### Task material

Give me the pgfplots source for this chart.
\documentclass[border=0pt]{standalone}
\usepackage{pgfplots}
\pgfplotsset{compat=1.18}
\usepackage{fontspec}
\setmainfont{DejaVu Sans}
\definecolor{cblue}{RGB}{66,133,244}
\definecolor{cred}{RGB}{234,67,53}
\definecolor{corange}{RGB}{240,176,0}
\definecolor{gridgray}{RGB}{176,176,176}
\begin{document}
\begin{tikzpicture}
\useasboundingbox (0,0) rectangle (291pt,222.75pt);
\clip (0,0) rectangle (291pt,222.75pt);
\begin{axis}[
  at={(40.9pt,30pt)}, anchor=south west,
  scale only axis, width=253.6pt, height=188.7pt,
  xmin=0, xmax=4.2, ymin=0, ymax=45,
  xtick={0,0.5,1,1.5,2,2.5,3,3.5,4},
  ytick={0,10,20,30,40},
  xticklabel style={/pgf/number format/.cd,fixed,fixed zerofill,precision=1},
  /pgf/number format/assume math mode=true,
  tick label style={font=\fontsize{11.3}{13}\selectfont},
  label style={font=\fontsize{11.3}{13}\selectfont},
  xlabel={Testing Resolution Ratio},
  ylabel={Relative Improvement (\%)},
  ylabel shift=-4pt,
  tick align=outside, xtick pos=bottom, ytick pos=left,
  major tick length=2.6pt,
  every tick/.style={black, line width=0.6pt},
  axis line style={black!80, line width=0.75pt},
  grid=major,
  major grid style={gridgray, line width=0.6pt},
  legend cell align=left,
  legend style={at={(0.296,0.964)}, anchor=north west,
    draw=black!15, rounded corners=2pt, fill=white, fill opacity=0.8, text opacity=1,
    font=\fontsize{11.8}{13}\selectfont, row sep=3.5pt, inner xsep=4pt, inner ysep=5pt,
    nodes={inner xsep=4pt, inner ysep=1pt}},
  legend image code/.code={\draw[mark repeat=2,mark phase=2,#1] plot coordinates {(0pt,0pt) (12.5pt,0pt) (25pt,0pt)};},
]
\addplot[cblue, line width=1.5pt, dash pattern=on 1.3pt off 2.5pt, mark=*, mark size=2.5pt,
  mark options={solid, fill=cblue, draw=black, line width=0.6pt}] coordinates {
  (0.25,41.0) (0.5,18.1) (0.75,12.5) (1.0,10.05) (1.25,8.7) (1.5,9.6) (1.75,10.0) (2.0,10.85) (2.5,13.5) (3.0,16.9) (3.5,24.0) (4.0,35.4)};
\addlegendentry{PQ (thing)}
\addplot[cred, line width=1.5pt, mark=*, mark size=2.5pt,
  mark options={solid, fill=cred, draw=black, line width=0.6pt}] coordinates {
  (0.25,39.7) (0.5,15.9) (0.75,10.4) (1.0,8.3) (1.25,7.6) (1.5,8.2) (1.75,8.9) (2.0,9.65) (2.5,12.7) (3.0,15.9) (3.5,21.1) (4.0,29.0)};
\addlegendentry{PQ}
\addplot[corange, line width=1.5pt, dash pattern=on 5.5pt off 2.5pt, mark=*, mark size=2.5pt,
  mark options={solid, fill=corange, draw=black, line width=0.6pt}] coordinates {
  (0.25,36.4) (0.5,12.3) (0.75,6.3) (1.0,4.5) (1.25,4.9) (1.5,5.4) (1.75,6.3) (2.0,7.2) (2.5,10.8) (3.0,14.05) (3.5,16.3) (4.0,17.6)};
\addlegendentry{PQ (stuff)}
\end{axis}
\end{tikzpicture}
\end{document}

######
### Task material

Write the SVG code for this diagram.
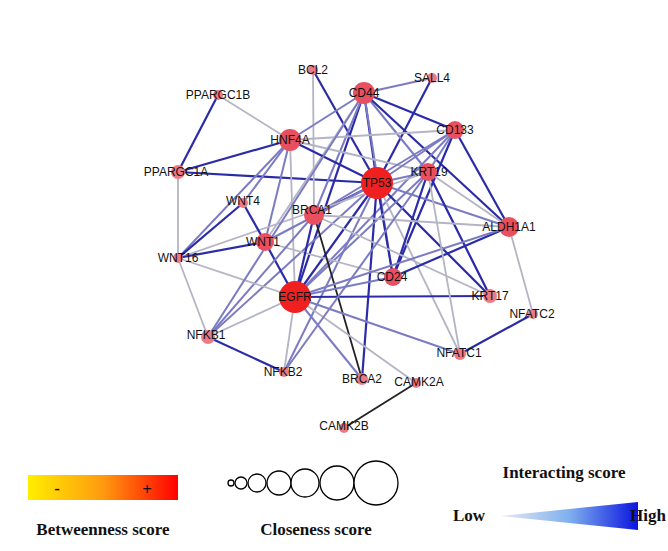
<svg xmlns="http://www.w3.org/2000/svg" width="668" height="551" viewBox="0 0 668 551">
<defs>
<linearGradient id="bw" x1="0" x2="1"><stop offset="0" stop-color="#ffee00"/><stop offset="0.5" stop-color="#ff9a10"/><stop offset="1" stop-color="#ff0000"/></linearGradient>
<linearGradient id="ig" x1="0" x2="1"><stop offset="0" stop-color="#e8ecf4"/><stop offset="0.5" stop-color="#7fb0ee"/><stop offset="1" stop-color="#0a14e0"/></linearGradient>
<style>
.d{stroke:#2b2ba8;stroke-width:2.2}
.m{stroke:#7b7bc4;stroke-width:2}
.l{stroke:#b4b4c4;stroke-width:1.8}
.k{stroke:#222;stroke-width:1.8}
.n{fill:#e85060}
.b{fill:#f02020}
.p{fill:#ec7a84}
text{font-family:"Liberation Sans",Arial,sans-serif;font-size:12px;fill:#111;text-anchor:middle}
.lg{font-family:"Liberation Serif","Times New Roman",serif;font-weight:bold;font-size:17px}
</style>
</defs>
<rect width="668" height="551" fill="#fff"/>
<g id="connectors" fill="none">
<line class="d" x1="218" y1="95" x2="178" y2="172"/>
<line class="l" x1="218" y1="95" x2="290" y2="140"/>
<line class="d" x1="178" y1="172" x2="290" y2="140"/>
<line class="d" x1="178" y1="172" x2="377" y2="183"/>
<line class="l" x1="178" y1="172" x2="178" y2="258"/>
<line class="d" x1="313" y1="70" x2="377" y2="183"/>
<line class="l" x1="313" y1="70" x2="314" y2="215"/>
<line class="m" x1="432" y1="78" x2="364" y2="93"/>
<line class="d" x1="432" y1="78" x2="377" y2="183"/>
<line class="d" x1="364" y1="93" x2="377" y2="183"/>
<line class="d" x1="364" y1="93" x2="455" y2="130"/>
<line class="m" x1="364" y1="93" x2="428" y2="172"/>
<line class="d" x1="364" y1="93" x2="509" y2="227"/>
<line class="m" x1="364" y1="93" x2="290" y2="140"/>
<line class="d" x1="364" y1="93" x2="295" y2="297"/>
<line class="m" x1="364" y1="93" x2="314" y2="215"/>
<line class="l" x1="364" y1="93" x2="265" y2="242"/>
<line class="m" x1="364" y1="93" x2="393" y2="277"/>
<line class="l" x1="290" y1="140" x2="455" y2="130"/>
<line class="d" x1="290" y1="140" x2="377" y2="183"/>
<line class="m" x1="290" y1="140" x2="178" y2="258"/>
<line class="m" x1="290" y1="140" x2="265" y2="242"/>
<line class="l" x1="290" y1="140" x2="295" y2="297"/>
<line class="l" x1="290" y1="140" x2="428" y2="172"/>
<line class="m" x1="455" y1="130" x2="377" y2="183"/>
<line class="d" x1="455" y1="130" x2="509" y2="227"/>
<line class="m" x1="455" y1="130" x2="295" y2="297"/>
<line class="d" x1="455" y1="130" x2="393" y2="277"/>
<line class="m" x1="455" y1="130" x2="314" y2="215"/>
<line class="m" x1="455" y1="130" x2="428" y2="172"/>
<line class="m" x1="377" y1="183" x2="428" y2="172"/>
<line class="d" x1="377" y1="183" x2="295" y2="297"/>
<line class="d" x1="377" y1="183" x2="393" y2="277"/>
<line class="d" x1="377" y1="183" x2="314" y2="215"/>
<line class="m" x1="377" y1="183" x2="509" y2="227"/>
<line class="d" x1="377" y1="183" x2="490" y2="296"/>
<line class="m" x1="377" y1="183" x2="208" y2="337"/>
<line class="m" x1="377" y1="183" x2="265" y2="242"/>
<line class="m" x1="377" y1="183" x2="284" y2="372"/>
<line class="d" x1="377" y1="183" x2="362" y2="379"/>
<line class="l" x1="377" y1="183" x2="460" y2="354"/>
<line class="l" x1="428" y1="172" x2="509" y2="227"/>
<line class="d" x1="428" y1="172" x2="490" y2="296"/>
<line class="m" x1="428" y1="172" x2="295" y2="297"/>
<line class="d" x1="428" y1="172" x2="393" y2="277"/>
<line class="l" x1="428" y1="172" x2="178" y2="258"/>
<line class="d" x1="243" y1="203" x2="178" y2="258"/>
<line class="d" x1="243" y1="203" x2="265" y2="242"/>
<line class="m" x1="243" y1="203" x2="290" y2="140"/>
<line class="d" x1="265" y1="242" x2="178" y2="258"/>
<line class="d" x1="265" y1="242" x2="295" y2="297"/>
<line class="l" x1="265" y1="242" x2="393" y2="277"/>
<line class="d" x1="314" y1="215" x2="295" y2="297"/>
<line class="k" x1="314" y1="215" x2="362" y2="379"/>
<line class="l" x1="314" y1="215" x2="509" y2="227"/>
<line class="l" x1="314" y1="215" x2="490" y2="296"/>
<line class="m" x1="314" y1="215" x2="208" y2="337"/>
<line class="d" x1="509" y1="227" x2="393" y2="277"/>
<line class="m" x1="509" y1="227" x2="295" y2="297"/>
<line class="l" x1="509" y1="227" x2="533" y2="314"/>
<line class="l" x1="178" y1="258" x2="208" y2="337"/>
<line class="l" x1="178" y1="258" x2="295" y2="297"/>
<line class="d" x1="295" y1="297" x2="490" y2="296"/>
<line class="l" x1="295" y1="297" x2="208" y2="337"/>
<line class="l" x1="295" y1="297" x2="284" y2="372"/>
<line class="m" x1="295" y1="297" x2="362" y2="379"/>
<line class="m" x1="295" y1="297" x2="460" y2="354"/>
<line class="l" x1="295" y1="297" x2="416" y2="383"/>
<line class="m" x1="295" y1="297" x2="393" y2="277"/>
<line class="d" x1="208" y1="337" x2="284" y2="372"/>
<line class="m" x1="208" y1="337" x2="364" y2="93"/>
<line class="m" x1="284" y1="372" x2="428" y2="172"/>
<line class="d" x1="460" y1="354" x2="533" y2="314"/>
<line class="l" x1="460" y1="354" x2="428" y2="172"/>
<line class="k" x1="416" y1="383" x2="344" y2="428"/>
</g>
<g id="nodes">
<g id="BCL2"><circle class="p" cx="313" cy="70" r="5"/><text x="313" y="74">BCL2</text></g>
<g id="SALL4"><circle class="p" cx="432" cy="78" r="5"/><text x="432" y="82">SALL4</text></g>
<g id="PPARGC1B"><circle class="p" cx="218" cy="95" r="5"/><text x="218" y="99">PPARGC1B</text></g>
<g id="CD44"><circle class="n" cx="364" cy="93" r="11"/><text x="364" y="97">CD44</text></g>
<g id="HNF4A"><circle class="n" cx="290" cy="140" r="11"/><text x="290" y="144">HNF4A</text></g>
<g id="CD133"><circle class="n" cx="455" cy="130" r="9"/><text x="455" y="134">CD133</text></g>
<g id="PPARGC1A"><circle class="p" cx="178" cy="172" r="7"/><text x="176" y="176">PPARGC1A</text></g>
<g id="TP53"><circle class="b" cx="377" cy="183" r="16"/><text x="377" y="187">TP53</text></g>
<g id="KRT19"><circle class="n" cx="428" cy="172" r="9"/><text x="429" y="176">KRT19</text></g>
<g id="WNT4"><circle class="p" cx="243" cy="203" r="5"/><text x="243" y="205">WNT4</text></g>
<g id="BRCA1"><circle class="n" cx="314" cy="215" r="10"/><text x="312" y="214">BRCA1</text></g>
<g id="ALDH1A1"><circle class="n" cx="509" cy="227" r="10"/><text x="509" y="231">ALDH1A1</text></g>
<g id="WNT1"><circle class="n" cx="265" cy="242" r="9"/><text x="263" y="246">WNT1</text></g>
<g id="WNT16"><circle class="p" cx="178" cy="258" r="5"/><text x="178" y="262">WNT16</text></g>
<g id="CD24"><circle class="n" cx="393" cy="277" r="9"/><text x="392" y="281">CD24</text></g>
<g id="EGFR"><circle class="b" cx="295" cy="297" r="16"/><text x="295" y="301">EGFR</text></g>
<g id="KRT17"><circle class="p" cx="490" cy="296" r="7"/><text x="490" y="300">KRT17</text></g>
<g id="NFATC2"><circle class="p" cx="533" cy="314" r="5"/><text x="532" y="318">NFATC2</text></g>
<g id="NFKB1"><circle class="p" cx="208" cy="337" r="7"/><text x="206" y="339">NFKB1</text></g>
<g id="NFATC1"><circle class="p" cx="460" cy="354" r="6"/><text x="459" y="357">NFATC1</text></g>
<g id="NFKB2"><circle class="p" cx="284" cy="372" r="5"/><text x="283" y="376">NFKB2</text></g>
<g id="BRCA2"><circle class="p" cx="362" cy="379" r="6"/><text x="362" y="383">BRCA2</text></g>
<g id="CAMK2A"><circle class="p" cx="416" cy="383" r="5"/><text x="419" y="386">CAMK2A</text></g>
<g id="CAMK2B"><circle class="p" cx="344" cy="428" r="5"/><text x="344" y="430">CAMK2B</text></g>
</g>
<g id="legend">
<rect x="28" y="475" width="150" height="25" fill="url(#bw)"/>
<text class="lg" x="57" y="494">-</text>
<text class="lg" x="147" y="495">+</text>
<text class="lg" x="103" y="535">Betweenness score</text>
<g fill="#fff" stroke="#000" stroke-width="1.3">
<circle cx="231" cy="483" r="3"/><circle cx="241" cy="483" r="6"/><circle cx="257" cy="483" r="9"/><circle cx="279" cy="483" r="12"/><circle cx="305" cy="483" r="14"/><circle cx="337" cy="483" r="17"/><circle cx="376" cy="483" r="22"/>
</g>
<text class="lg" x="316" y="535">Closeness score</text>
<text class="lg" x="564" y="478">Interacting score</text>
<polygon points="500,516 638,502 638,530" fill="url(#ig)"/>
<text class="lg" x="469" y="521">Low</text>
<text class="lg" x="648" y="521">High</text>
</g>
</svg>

######
### Task material

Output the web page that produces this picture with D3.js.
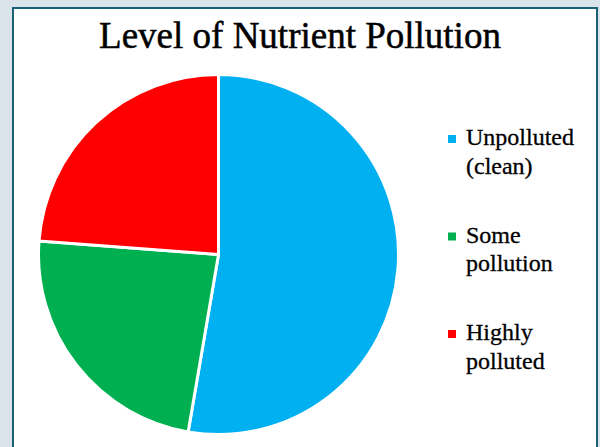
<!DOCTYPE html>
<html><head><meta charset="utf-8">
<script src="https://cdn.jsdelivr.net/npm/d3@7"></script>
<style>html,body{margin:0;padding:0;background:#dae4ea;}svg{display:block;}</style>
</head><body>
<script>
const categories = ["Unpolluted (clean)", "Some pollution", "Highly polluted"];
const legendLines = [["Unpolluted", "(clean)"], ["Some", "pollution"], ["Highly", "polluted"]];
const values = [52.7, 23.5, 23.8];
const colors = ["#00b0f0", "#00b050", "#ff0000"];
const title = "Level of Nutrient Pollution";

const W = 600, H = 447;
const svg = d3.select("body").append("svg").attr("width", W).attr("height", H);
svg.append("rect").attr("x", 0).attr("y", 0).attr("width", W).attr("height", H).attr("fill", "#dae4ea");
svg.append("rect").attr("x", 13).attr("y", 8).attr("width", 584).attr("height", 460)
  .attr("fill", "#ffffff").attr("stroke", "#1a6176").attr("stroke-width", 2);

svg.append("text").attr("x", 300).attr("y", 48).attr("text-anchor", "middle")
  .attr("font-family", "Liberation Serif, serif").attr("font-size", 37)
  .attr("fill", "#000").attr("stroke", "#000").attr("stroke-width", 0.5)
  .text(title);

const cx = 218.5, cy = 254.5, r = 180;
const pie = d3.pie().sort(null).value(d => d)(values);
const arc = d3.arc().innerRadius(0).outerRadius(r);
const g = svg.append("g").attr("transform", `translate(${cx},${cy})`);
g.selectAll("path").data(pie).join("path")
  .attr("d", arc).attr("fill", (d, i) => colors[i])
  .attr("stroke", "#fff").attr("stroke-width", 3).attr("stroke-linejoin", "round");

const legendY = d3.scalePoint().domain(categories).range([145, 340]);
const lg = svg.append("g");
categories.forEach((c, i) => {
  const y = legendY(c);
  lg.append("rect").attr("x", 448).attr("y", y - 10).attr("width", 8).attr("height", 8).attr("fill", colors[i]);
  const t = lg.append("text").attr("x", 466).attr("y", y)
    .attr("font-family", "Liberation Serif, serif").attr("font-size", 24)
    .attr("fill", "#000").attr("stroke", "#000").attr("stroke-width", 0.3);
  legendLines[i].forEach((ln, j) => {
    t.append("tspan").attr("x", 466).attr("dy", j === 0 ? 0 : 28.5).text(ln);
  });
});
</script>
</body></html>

######

_Objective_
Identify the lines in the entries that hold "code" and return each one.

_Result for this task_
  legend image code/.code={\draw[mark repeat=2,mark phase=2,#1] plot coordinates {(0pt,0pt) (12.5pt,0pt) (25pt,0pt)};},
Write the SVG code for this diagram.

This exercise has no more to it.